Abstract

The analgesic activity of the opiate agonists etrophine and sufentanil and the antagonistic effects of diprenorphine and naloxone have been related to the occupancy of 3 classes of opiate binding sites previously defined in vivo 29in order to establish their pharmacological significance. Sufentanil binds specifically in vivo to the first type of site (site 1), exhibiting ∼ 1100-fold selectivity over site 2, whereas etorphine displays ∼ 20-fold selectivity for site 1 over site 2. Neither agonist has measurable affinity to the third type of binding site. The binding data suggest that site 1 is analogous to the μ site previously identified in vitro 29. Both agonists produce analgesia in the rat tail flick test at the same low fractional occupancy of site 1 (∼ 2% at the ED 50) while they display much lower and quite different occupancies at site 2. Both of the opiate antagonists naloxone and diprenorphine reduce the potency of sufentanil and etorphine by a factor of 2 at 50% occupancy of site 1 alone.
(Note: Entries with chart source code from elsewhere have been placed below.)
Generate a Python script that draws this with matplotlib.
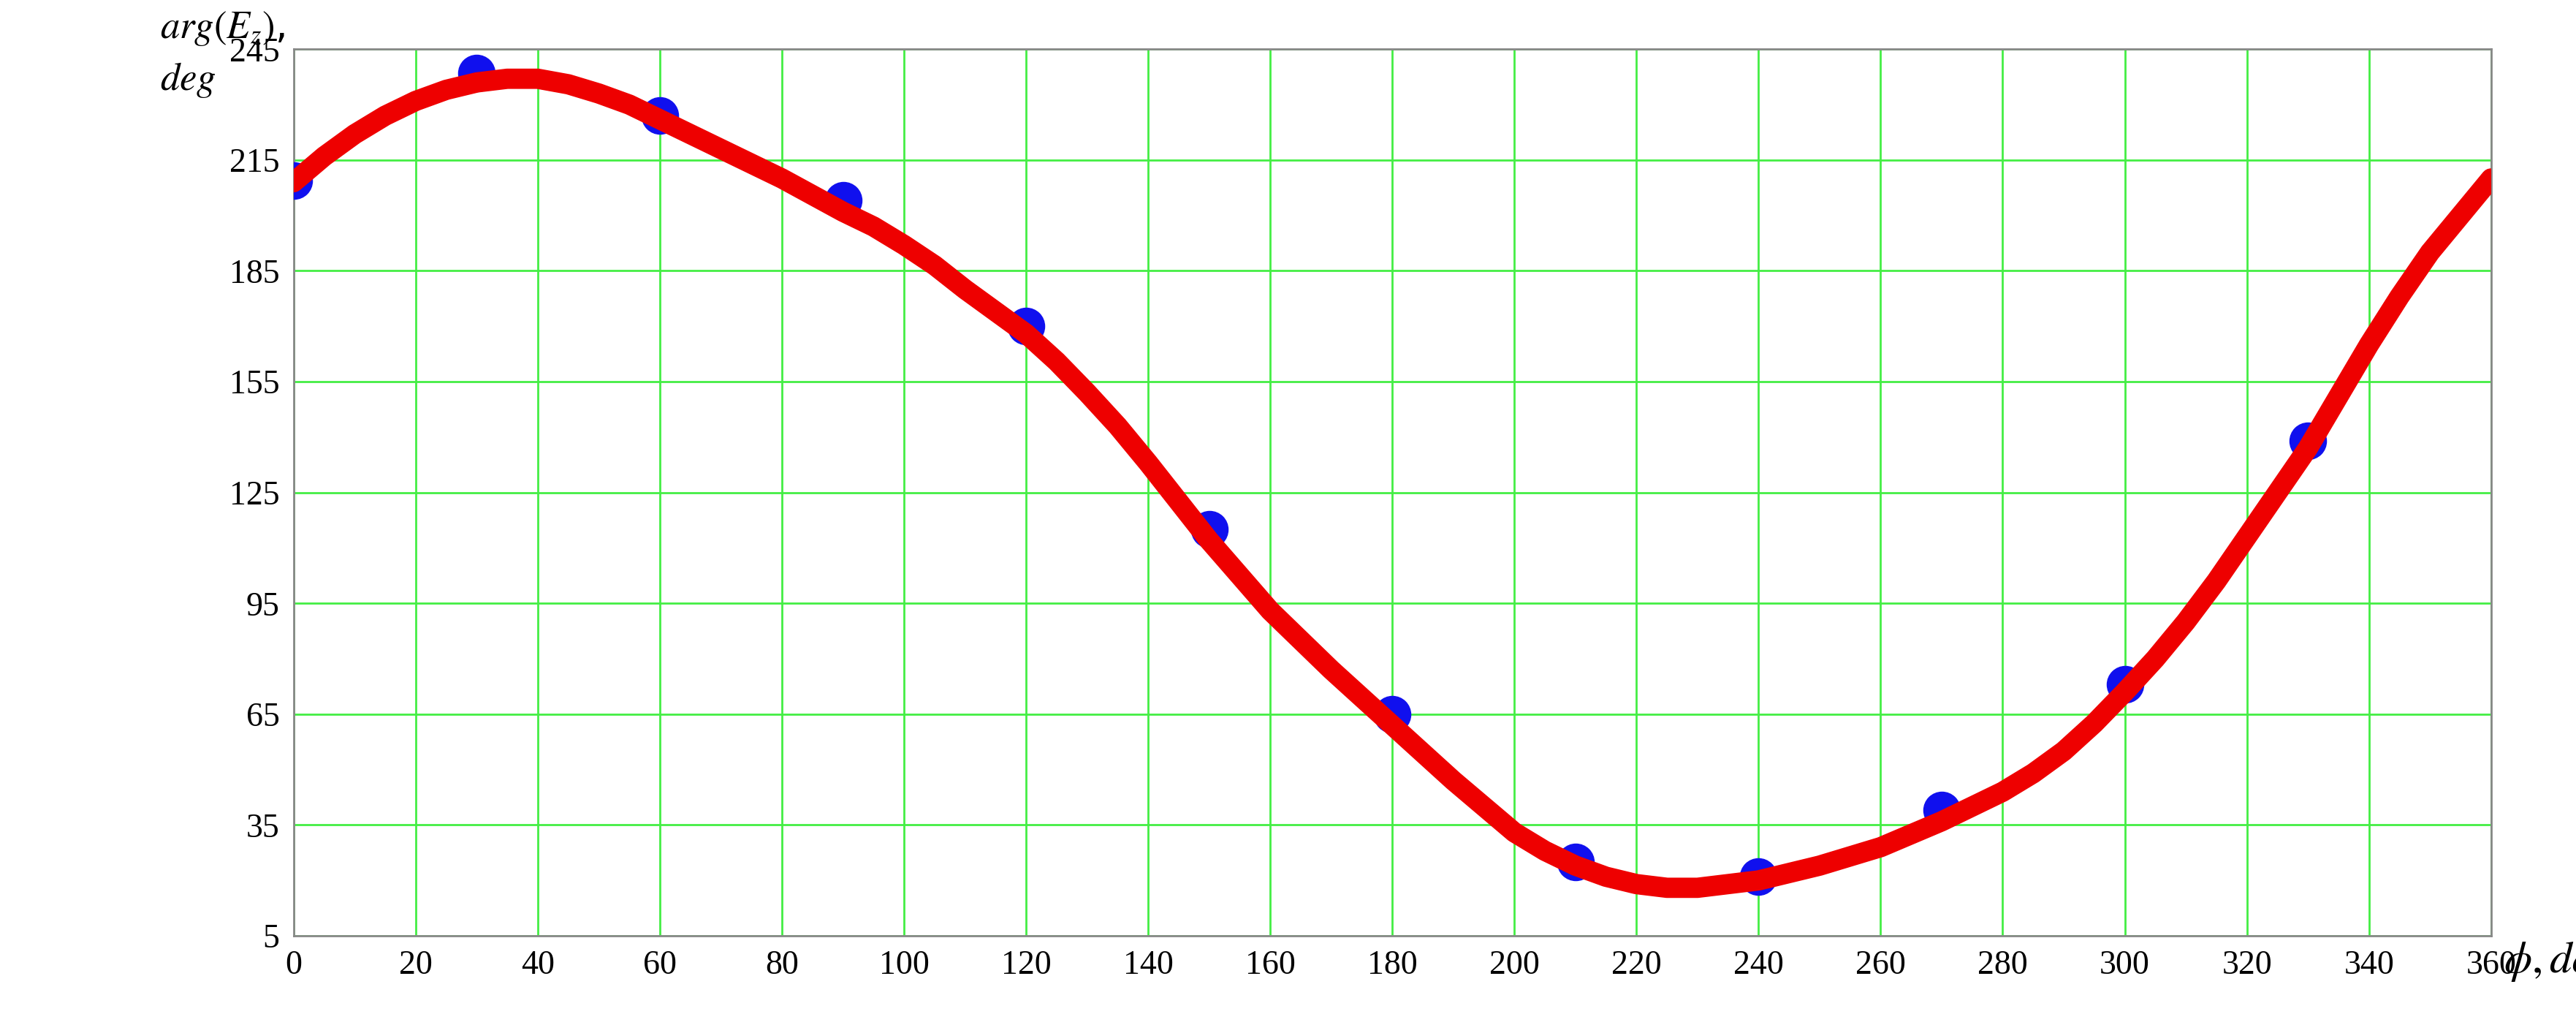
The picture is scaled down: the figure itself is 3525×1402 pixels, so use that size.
import matplotlib
matplotlib.use("Agg")
import matplotlib.pyplot as plt
plt.rcParams['mathtext.fontset'] = 'stix'

phi_curve = list(range(0,361,5))
arg_curve = [209,216,222,227,231,234,236,237,237,235.5,233,230,226,222,218,214,210,205.5,
             201,197,192,186.5,180,174,168,160.5,152,143,133,122.5,112,102.5,93,85,77,69.5,
             62,54.5,47,40,33,28,24,21,19,18,18,19,20,22,24,26.5,29,32.5,36,40,44,49,55,62.5,
             71,80,90,101,113,125,137,151,165,178,190,200,210]
phi_pts = [0,30,60,90,120,150,180,210,240,270,300,330]
arg_pts = [209.5,238.5,227,204,170,115,65,25,21,39,73,139]
xticks = list(range(0,361,20))
yticks = list(range(5,246,30))

fig = plt.figure(figsize=(35.25,14.02), dpi=100)
ax = fig.add_axes([0.114,0.087,0.853,0.865])
ax.grid(True, color='#44ee44', linewidth=2)
ax.set_axisbelow(True)
ax.scatter(phi_pts, arg_pts, s=1300, color='#1010ee', zorder=3)
ax.plot(phi_curve, arg_curve, color='#ee0000', linewidth=20, solid_capstyle='round',
        solid_joinstyle='round', zorder=4)
ax.set_xlim(0,360); ax.set_ylim(5,245)
ax.set_xticks(xticks); ax.set_yticks(yticks)
for s in ax.spines.values():
    s.set_color('#888888'); s.set_linewidth(2)
ax.tick_params(length=0, labelsize=33, pad=14)
for l in ax.get_xticklabels()+ax.get_yticklabels():
    l.set_fontfamily('Liberation Serif')
fig.text(0.972,0.062,r'$\phi, deg$', fontsize=44, ha='left', va='center')
fig.text(0.062,0.972,r'$arg(E_z)$,', fontsize=38, ha='left', va='center')
fig.text(0.062,0.922,r'$deg$', fontsize=38, ha='left', va='center')
fig.savefig('out.png', dpi=100, facecolor='white')
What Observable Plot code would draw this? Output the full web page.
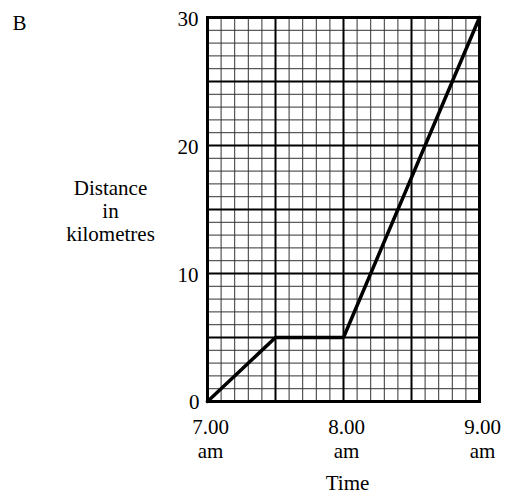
<!DOCTYPE html>
<html>
<head>
<meta charset="utf-8">
<script src="https://cdn.jsdelivr.net/npm/d3@7"></script>
<script src="https://cdn.jsdelivr.net/npm/@observablehq/plot@0.6"></script>
<style>
  html, body { margin: 0; padding: 0; background: #fff; }
  #chart { width: 513px; height: 499px; }
  #chart svg, #chart svg text { font-family: "Liberation Serif", "Times New Roman", serif !important; }
</style>
</head>
<body>
<div id="chart"></div>
<script>
// Journey data: time in hours (decimal), distance in km
const times = [7, 7.5, 8, 9];
const distances = [0, 5, 5, 30];

// Axis labels
const xTickValues = [7, 8, 9];
const xTickLabels = ["7.00\nam", "8.00\nam", "9.00\nam"];
const yTickValues = [0, 10, 20, 30];
const yTickLabels = ["0", "10", "20", "30"];

// Grid lines
const xMinor = d3.range(0, 21).map(i => 7 + i * 0.1);
const xMajor = [7, 7.5, 8, 8.5, 9];
const yMinor = d3.range(0, 31);
const yMajor = [0, 5, 10, 15, 20, 25, 30];

const journey = times.map((t, i) => ({t, d: distances[i]}));
const font = "Liberation Serif";

const chart = Plot.plot({
  width: 513,
  height: 499,
  marginLeft: 207,
  marginRight: 34,
  marginTop: 17,
  marginBottom: 98,
  style: {fontFamily: "'Liberation Serif', serif", fontSize: "21px", background: "#fff", color: "#000"},
  x: {domain: [7, 9], axis: null},
  y: {domain: [0, 30], axis: null},
  marks: [
    Plot.ruleX(xMinor, {stroke: "#333", strokeWidth: 1}),
    Plot.ruleY(yMinor, {stroke: "#333", strokeWidth: 1}),
    Plot.ruleX(xMajor, {stroke: "#000", strokeWidth: 2}),
    Plot.ruleY(yMajor, {stroke: "#000", strokeWidth: 2}),
    Plot.frame({stroke: "#000", strokeWidth: 3}),
    Plot.line(journey, {x: "t", y: "d", stroke: "#000", strokeWidth: 3.5, strokeLinejoin: "miter"}),
    Plot.text(yTickValues.slice(1), {
      x: 7, y: d => d, text: (d, i) => yTickLabels[i + 1],
      textAnchor: "end", dx: -9, dy: 2,
      fontFamily: font, fontSize: 21, fill: "#000"
    }),
    Plot.text(yTickValues.slice(0, 1), {
      x: 7, y: d => d, text: (d, i) => yTickLabels[i],
      textAnchor: "end", dx: -8, dy: 1,
      fontFamily: font, fontSize: 21, fill: "#000"
    }),
    Plot.text(xTickValues, {
      x: d => d, y: 0, text: (d, i) => xTickLabels[i],
      textAnchor: "middle", lineAnchor: "top", lineHeight: 1.15, dx: 3, dy: 15,
      fontFamily: font, fontSize: 21, fill: "#000"
    }),
    Plot.text(["Distance\nin\nkilometres"], {
      frameAnchor: "left", text: d => d, textAnchor: "middle",
      lineHeight: 1.1, dx: -97, dy: 1, fontFamily: font, fontSize: 21, fill: "#000"
    }),
    Plot.text(["Time"], {
      frameAnchor: "bottom", text: d => d, textAnchor: "middle",
      dx: 4, dy: 88, fontFamily: font, fontSize: 21, fill: "#000"
    }),
    Plot.text(["B"], {
      frameAnchor: "top-left", text: d => d, textAnchor: "middle",
      dx: -188, dy: -2, fontFamily: font, fontSize: 21, fill: "#000"
    })
  ]
});
document.getElementById("chart").appendChild(chart);
</script>
</body>
</html>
These results provide strong evidence that these 4 drugs exert their effects by interaction with site 1 (μ sites) which therefore may be regarded as the receptor responsible for analgesic action in this test. The assumption of a direct relationship between antagonistic effect and fractional occupancy appears to be valid for naloxone and diprenorphine at site 1, while the agonists exert their action at a very low fractional occupancy implying a non-linear binding-effect process.